Many of Kasich’s spot appearances have been content free, or close to it. “If we can make a difference in the lives of the people and give them hope, and give them the sense that together we can change this whole darned world, we can be the very best,” he told a long-suffering crowd waiting for him at the Rock and Roll Hall of Fame on Tuesday.

But just before that stop, the Ohio governor dropped by a meeting of the International Republican Institute. Kasich spoke for 15 minutes, and never mentioned Trump by name. He merely declared himself in opposition to everything that the Republican presidential nominee stands for in the realm of world relations.

“I see growing nationalism. There’s nothing wrong with nationalism until it becomes extreme. We all love our countries. But you know, we know what growing nationalism to an extreme amount can mean,” Kasich said.

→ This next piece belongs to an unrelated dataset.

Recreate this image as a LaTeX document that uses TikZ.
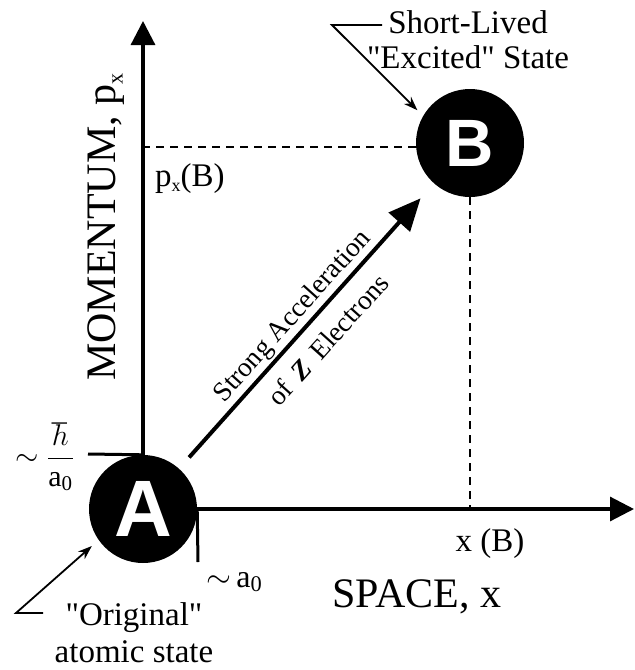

He noted the trend toward isolation, and expressed disappointment that the Republican national platform didn’t include strong support for those trying to keep Russia out of Ukraine.

“The alliances. We think NATO doesn’t matter? Are we kidding? What would we put in its place? And what are we supposed to tell everybody — to be on their own? What about the Russians? Look at Brexit — who was the happiest man in the world with Brexit? Vladimir Putin,” the governor said.

The U.S. will miss Britain’s influence within the European Union, Kasich said. “The Brits were the strong voice in terms of the kinds of things we care about on global security. Now, their voices are going to be muted.”

So far, none of these sentiments have found a place on the stage in the “the Q.” The story is likely to be the same tonight.

Where is this headed? Kasich’s schedule for Wednesday showed a late afternoon session with Republicans from New Hampshire.

Some might say that such hints of a 2020 race for the presidency by the governor of Ohio presumes a Trump defeat in November.

Not necessarily. John Kasich’s behavior this week says that a President Trump in January could make a 2020 run for the White House more likely. Not less.